Wednesday, 11 January 2023 | PNS | Dehradun

The time of the year has started when students start preparing for their board examinations and when many parents start to take pressure too as they want their wards to perform better in examinations. Many students said that though they feel the stress of getting good marks on the exam, the parental pressure to score the highest in the examination puts an immense extra burden on their shoulders. “I have been preparing for my board examinations well but the only subject I have been worried about is Mathematics. My parents have been constantly reminding me how I am not as intelligent as my siblings who have been good at mathematics. Though I am working on improving in the subject, my parents’ constant nagging often hurts me” said a 17-year-old Class XII student Manisha Gusain. Another student Avinash Tiwari said that parents unintentionally project their insecurities over their children and he has learned with time to not take their negative comments seriously. Experts suggest that parents need to be supportive irrespective of their feeling towards their child’s abilities as lack of their support can hamper their self esteem during examinations as well as in future. It also affects their mental health causing issues like depression. Many children take extreme steps like committing suicide if they feel they have failed their parents. Even if they survive their adolescence, it can affect them at any stage of their life, as per experts. 

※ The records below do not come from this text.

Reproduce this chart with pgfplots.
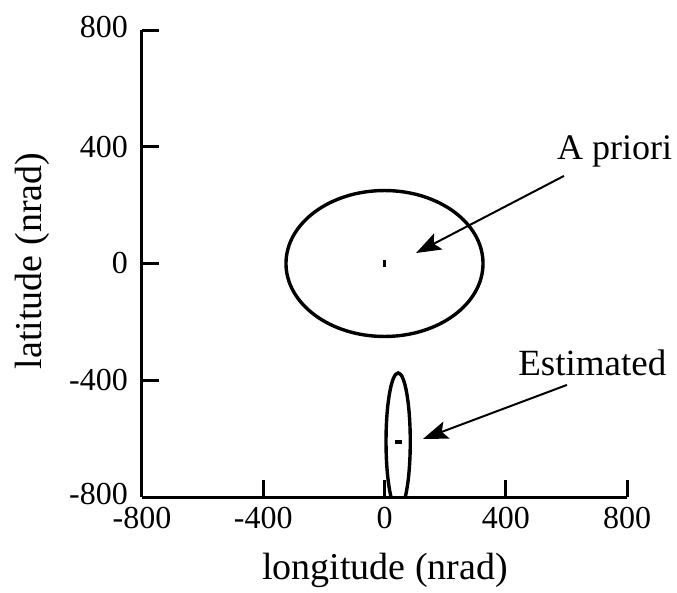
\documentclass[border=0pt]{standalone}
\usepackage{fontspec}
\setmainfont{Liberation Serif}
\usepackage{pgfplots}
\pgfplotsset{compat=1.18}
\usetikzlibrary{arrows.meta}
\begin{document}
\begin{tikzpicture}
\useasboundingbox (-142pt,-95pt) rectangle (535pt,497pt);
\begin{axis}[
  at={(0pt,0pt)}, anchor=south west,
  scale only axis, width=485pt, height=467pt,
  xmin=-800, xmax=800, ymin=-800, ymax=800,
  axis x line*=bottom, axis y line*=left,
  axis line style={line width=3pt, -},
  xtick={-800,-400,0,400,800}, ytick={-800,-400,0,400,800},
  xticklabels={-800,-400,0,400,800},
  yticklabels={{\raisebox{6pt}{-800}},-400,0,400,{\raisebox{6pt}{800}}},
  tick align=inside, major tick length=17pt,
  tick style={line width=3pt, black},
  xticklabel style={anchor=base, inner sep=0pt, yshift=-31pt, font=\fontsize{32}{32}\selectfont},
  yticklabel style={anchor=east, inner sep=0pt, xshift=-14pt, font=\fontsize{32}{32}\selectfont},
  clip=false,
]
\draw[line width=3.4pt] (axis cs:0,0) ellipse [x radius=325, y radius=250];
\begin{scope}
\clip (axis cs:-800,-800) rectangle (axis cs:800,800);
\draw[line width=3.4pt] (axis cs:45,-610) ellipse [x radius=40, y radius=235];
\end{scope}
\addplot[only marks, mark=|, mark size=3.5pt, mark options={line width=2.8pt}] coordinates {(0,0)};
\addplot[only marks, mark=-, mark size=3.5pt, mark options={line width=4pt}] coordinates {(45,-610)};
\draw[line width=2pt, -{Stealth[length=25pt,width=18pt,inset=5pt]}] (axis cs:592,300) -- (axis cs:104,36);
\draw[line width=2pt, -{Stealth[length=25pt,width=18pt,inset=5pt]}] (axis cs:602,-416) -- (axis cs:127,-601);
\node[anchor=base west, inner sep=0pt, font=\fontsize{36}{36}\selectfont] at (axis cs:569,358) {A priori};
\node[anchor=base west, inner sep=0pt, font=\fontsize{37}{37}\selectfont] at (axis cs:441,-385) {Estimated};
\end{axis}
\node[anchor=base, inner sep=0pt, font=\fontsize{38}{38}\selectfont] at (243pt,-82pt) {longitude (nrad)};
\node[rotate=90, anchor=base, inner sep=0pt, font=\fontsize{38}{38}\selectfont] at (-100pt,236pt) {latitude (nrad)};
\end{tikzpicture}
\end{document}
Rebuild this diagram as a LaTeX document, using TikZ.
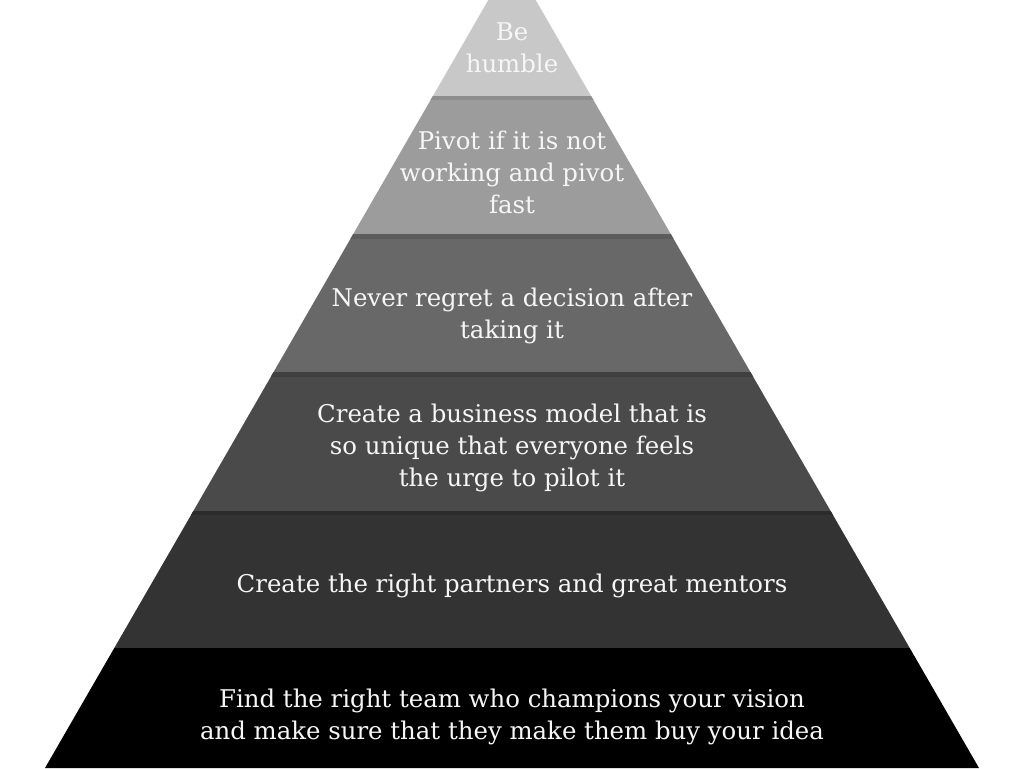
\documentclass[tikz,border=0pt]{standalone}
\usepackage{fontspec}
\setmainfont{DejaVu Serif}
\definecolor{lA}{HTML}{C8C8C8}
\definecolor{lB}{HTML}{9C9C9C}
\definecolor{lBb}{HTML}{8E8E8E}
\definecolor{lC}{HTML}{686868}
\definecolor{lCb}{HTML}{5C5C5C}
\definecolor{lD}{HTML}{4A4A4A}
\definecolor{lDb}{HTML}{404040}
\definecolor{lE}{HTML}{333333}
\definecolor{lEb}{HTML}{2C2C2C}
\definecolor{lF}{HTML}{000000}
\definecolor{txt}{HTML}{F6F6F6}
\tikzset{
  lbl/.style={align=center, text=txt, font=\fontsize{24.4}{32}\selectfont, inner sep=0pt},
}
\begin{document}
\begin{tikzpicture}[x=1pt,y=-1pt]
\useasboundingbox (0,0) rectangle (1024,768);
\fill[white] (0,0) rectangle (1024,768);
\begin{scope}
\clip (512,-41) -- (45,768) -- (979,768) -- cycle;
\fill[lA] (0,-50) rectangle (1024,96);
\fill[lB] (0,96) rectangle (1024,234);
\fill[lBb] (0,96) rectangle (1024,100);
\fill[lC] (0,234) rectangle (1024,372);
\fill[lCb] (0,234) rectangle (1024,239);
\fill[lD] (0,372) rectangle (1024,511);
\fill[lDb] (0,372) rectangle (1024,377);
\fill[lE] (0,511) rectangle (1024,648);
\fill[lEb] (0,511) rectangle (1024,515);
\fill[lF] (0,648) rectangle (1024,770);
\end{scope}
\node[lbl] (t1) at (512,48) {Be\\humble};
\node[lbl] (t2) at (512,172) {Pivot if it is not\\working and pivot\\fast};
\node[lbl] (t3) at (512,316) {Never regret a decision after\\taking it};
\node[lbl] (t4) at (512,448) {Create a business model that is\\so unique that everyone feels\\the urge to pilot it};
\node[lbl] (t5) at (512,586) {Create the right partners and great mentors};
\node[lbl] (t6) at (512,717) {Find the right team who champions your vision\\and make sure that they make them buy your idea};
\end{tikzpicture}
\end{document}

According to Dehradun-based clinical psychologist, Dr Mukul Sharma, many parents subject their children to emotional abuse, mostly unintentionally, to push them to achieve their goals. Such behaviour from parents causes drifts between them and their children which continue to get worse with time. Such children do not approach their parents with any problems in future as they assume they would not get their support, said Sharma. 

He said that number of young people committing suicide, especially those between ages 16 to 24 years old, is increasing because they usually feel disconnected from their parents as they never got support from them during their childhood. “In a recent survey in Uttarakhand, it was found that 38 per cent of students feel scared and pressurised during exams because of their parents while 21 per cent of parents do not pay attention to their children’s education at all. Both scenarios are not ideal for a child’s growth and mental health. Parents need to understand that children need their support during exams rather than a projection of their fear and insecurities. They should not guilt them with statements like ‘You should be able to score over 95 per cent marks because we are providing you all facilities’ or ‘you would fail in life if you fail to score good marks’. Such kind of emotional abuse can scar children for life,” said Sharma. 

He said that parents need to make their children feel secure in emotional ways too. “A child should be nurtured in a way that it feels completely comfortable in sharing his/her problems with its parents at any stage of life. Though not always directly, parental pressure in the form of emotional abuse does not just end with studies but continues to affect them at later stages too,” said Sharma.